— Start of Information provided —
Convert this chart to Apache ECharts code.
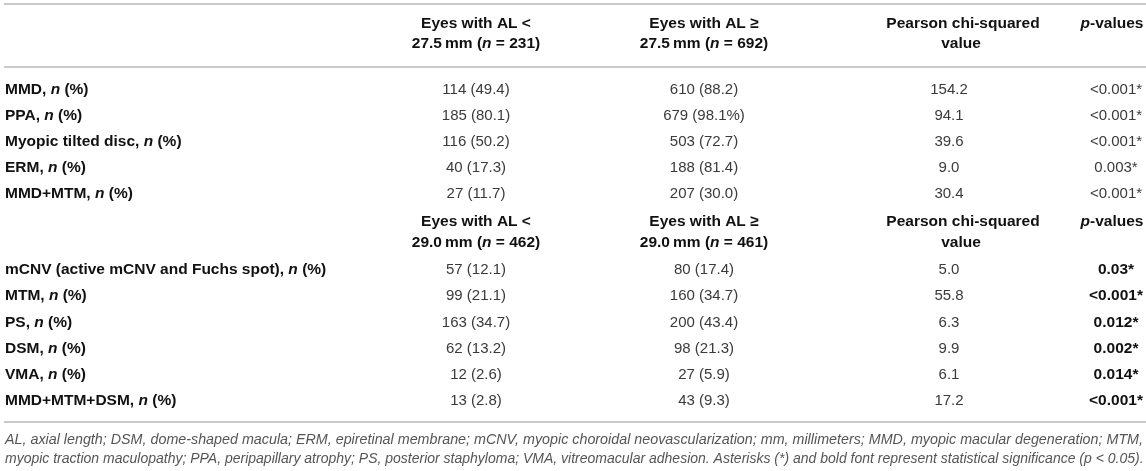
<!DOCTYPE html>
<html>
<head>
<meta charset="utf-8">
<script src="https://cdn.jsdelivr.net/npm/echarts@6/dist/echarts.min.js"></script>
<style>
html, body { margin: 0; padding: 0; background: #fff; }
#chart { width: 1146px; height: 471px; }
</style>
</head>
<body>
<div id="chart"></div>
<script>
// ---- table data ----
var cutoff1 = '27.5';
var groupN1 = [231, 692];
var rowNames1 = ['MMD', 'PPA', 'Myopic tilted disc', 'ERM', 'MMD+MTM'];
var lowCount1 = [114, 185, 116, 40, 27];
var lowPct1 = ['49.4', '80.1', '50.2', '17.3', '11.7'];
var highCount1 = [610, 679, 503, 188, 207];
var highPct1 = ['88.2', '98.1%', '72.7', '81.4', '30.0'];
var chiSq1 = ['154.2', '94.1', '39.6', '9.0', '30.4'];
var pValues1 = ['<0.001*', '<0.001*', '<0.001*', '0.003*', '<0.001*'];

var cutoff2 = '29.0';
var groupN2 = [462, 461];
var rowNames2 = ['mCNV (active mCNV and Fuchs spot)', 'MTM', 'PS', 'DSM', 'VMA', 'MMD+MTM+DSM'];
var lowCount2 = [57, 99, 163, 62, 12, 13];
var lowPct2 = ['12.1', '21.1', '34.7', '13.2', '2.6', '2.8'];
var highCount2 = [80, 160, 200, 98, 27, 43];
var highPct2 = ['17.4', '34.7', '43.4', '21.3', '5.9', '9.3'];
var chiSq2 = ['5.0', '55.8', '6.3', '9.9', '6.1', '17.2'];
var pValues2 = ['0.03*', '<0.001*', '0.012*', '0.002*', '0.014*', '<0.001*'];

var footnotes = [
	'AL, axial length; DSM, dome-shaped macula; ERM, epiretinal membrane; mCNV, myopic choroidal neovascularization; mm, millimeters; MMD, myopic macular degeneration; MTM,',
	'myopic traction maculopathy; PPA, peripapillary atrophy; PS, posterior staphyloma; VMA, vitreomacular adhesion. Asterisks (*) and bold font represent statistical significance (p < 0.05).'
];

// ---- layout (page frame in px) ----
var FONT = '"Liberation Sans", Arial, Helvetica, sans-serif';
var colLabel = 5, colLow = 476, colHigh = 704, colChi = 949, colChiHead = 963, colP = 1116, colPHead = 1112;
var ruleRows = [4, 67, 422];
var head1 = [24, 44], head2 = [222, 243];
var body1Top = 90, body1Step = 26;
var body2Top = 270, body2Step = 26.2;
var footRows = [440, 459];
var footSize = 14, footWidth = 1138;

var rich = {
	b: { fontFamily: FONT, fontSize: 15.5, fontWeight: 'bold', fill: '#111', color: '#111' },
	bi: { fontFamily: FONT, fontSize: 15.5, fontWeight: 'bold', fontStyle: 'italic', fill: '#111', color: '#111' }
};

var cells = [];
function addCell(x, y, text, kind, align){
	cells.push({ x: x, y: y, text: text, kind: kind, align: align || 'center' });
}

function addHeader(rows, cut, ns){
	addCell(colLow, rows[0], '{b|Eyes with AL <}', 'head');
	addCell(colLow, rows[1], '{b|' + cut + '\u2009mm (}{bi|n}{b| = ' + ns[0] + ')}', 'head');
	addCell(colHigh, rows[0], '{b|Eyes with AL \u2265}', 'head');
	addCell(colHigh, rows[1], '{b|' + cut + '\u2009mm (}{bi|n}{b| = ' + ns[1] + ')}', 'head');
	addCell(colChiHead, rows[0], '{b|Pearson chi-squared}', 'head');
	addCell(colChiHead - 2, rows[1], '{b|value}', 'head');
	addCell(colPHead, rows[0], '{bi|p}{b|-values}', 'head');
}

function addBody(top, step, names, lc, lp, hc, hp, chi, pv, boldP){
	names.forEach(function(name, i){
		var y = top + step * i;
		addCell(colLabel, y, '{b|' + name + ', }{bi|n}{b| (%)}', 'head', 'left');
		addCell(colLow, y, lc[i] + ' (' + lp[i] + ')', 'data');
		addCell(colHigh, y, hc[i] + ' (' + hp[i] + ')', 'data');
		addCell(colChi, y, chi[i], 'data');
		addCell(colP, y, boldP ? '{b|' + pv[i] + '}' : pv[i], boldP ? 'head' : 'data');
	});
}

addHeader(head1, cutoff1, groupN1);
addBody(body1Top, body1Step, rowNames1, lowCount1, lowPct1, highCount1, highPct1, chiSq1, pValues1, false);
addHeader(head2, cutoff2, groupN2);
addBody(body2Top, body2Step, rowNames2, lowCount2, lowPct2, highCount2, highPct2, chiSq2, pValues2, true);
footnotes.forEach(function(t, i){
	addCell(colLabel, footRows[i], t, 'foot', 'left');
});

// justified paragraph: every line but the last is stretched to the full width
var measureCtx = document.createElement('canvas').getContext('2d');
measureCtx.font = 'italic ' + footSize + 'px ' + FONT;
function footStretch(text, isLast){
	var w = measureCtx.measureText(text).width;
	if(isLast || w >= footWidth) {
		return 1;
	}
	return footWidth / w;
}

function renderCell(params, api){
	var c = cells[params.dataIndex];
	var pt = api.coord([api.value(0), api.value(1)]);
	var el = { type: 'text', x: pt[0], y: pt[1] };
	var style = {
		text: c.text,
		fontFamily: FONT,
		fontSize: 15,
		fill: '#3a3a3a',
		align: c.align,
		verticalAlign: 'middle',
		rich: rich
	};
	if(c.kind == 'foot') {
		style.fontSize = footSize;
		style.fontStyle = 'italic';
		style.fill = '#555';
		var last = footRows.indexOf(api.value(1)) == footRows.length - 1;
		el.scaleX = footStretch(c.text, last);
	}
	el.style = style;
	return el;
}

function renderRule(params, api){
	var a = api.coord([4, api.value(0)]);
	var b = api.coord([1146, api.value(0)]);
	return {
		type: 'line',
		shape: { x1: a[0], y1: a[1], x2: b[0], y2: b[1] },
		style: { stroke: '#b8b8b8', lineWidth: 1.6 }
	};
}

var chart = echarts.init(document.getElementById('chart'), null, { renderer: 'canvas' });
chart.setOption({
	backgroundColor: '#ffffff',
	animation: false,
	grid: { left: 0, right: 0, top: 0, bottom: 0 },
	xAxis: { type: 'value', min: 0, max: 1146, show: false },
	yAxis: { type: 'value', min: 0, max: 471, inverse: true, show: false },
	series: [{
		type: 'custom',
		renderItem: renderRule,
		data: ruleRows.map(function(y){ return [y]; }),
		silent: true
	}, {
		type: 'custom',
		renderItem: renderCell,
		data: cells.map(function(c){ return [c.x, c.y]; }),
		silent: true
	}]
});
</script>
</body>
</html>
— End of Information provided —
[Work to be completed]
Write the full listing out again with every line unchanged, but include no pictures.

[Exercise solution]
Convert this chart to Apache ECharts code.
<!DOCTYPE html>
<html>
<head>
<meta charset="utf-8">
<script src="https://cdn.jsdelivr.net/npm/echarts@6/dist/echarts.min.js"></script>
<style>
html, body { margin: 0; padding: 0; background: #fff; }
#chart { width: 1146px; height: 471px; }
</style>
</head>
<body>
<div id="chart"></div>
<script>
// ---- table data ----
var cutoff1 = '27.5';
var groupN1 = [231, 692];
var rowNames1 = ['MMD', 'PPA', 'Myopic tilted disc', 'ERM', 'MMD+MTM'];
var lowCount1 = [114, 185, 116, 40, 27];
var lowPct1 = ['49.4', '80.1', '50.2', '17.3', '11.7'];
var highCount1 = [610, 679, 503, 188, 207];
var highPct1 = ['88.2', '98.1%', '72.7', '81.4', '30.0'];
var chiSq1 = ['154.2', '94.1', '39.6', '9.0', '30.4'];
var pValues1 = ['<0.001*', '<0.001*', '<0.001*', '0.003*', '<0.001*'];

var cutoff2 = '29.0';
var groupN2 = [462, 461];
var rowNames2 = ['mCNV (active mCNV and Fuchs spot)', 'MTM', 'PS', 'DSM', 'VMA', 'MMD+MTM+DSM'];
var lowCount2 = [57, 99, 163, 62, 12, 13];
var lowPct2 = ['12.1', '21.1', '34.7', '13.2', '2.6', '2.8'];
var highCount2 = [80, 160, 200, 98, 27, 43];
var highPct2 = ['17.4', '34.7', '43.4', '21.3', '5.9', '9.3'];
var chiSq2 = ['5.0', '55.8', '6.3', '9.9', '6.1', '17.2'];
var pValues2 = ['0.03*', '<0.001*', '0.012*', '0.002*', '0.014*', '<0.001*'];

var footnotes = [
	'AL, axial length; DSM, dome-shaped macula; ERM, epiretinal membrane; mCNV, myopic choroidal neovascularization; mm, millimeters; MMD, myopic macular degeneration; MTM,',
	'myopic traction maculopathy; PPA, peripapillary atrophy; PS, posterior staphyloma; VMA, vitreomacular adhesion. Asterisks (*) and bold font represent statistical significance (p < 0.05).'
];

// ---- layout (page frame in px) ----
var FONT = '"Liberation Sans", Arial, Helvetica, sans-serif';
var colLabel = 5, colLow = 476, colHigh = 704, colChi = 949, colChiHead = 963, colP = 1116, colPHead = 1112;
var ruleRows = [4, 67, 422];
var head1 = [24, 44], head2 = [222, 243];
var body1Top = 90, body1Step = 26;
var body2Top = 270, body2Step = 26.2;
var footRows = [440, 459];
var footSize = 14, footWidth = 1138;

var rich = {
	b: { fontFamily: FONT, fontSize: 15.5, fontWeight: 'bold', fill: '#111', color: '#111' },
	bi: { fontFamily: FONT, fontSize: 15.5, fontWeight: 'bold', fontStyle: 'italic', fill: '#111', color: '#111' }
};

var cells = [];
function addCell(x, y, text, kind, align){
	cells.push({ x: x, y: y, text: text, kind: kind, align: align || 'center' });
}

function addHeader(rows, cut, ns){
	addCell(colLow, rows[0], '{b|Eyes with AL <}', 'head');
	addCell(colLow, rows[1], '{b|' + cut + '\u2009mm (}{bi|n}{b| = ' + ns[0] + ')}', 'head');
	addCell(colHigh, rows[0], '{b|Eyes with AL \u2265}', 'head');
	addCell(colHigh, rows[1], '{b|' + cut + '\u2009mm (}{bi|n}{b| = ' + ns[1] + ')}', 'head');
	addCell(colChiHead, rows[0], '{b|Pearson chi-squared}', 'head');
	addCell(colChiHead - 2, rows[1], '{b|value}', 'head');
	addCell(colPHead, rows[0], '{bi|p}{b|-values}', 'head');
}

function addBody(top, step, names, lc, lp, hc, hp, chi, pv, boldP){
	names.forEach(function(name, i){
		var y = top + step * i;
		addCell(colLabel, y, '{b|' + name + ', }{bi|n}{b| (%)}', 'head', 'left');
		addCell(colLow, y, lc[i] + ' (' + lp[i] + ')', 'data');
		addCell(colHigh, y, hc[i] + ' (' + hp[i] + ')', 'data');
		addCell(colChi, y, chi[i], 'data');
		addCell(colP, y, boldP ? '{b|' + pv[i] + '}' : pv[i], boldP ? 'head' : 'data');
	});
}

addHeader(head1, cutoff1, groupN1);
addBody(body1Top, body1Step, rowNames1, lowCount1, lowPct1, highCount1, highPct1, chiSq1, pValues1, false);
addHeader(head2, cutoff2, groupN2);
addBody(body2Top, body2Step, rowNames2, lowCount2, lowPct2, highCount2, highPct2, chiSq2, pValues2, true);
footnotes.forEach(function(t, i){
	addCell(colLabel, footRows[i], t, 'foot', 'left');
});

// justified paragraph: every line but the last is stretched to the full width
var measureCtx = document.createElement('canvas').getContext('2d');
measureCtx.font = 'italic ' + footSize + 'px ' + FONT;
function footStretch(text, isLast){
	var w = measureCtx.measureText(text).width;
	if(isLast || w >= footWidth) {
		return 1;
	}
	return footWidth / w;
}

function renderCell(params, api){
	var c = cells[params.dataIndex];
	var pt = api.coord([api.value(0), api.value(1)]);
	var el = { type: 'text', x: pt[0], y: pt[1] };
	var style = {
		text: c.text,
		fontFamily: FONT,
		fontSize: 15,
		fill: '#3a3a3a',
		align: c.align,
		verticalAlign: 'middle',
		rich: rich
	};
	if(c.kind == 'foot') {
		style.fontSize = footSize;
		style.fontStyle = 'italic';
		style.fill = '#555';
		var last = footRows.indexOf(api.value(1)) == footRows.length - 1;
		el.scaleX = footStretch(c.text, last);
	}
	el.style = style;
	return el;
}

function renderRule(params, api){
	var a = api.coord([4, api.value(0)]);
	var b = api.coord([1146, api.value(0)]);
	return {
		type: 'line',
		shape: { x1: a[0], y1: a[1], x2: b[0], y2: b[1] },
		style: { stroke: '#b8b8b8', lineWidth: 1.6 }
	};
}

var chart = echarts.init(document.getElementById('chart'), null, { renderer: 'canvas' });
chart.setOption({
	backgroundColor: '#ffffff',
	animation: false,
	grid: { left: 0, right: 0, top: 0, bottom: 0 },
	xAxis: { type: 'value', min: 0, max: 1146, show: false },
	yAxis: { type: 'value', min: 0, max: 471, inverse: true, show: false },
	series: [{
		type: 'custom',
		renderItem: renderRule,
		data: ruleRows.map(function(y){ return [y]; }),
		silent: true
	}, {
		type: 'custom',
		renderItem: renderCell,
		data: cells.map(function(c){ return [c.x, c.y]; }),
		silent: true
	}]
});
</script>
</body>
</html>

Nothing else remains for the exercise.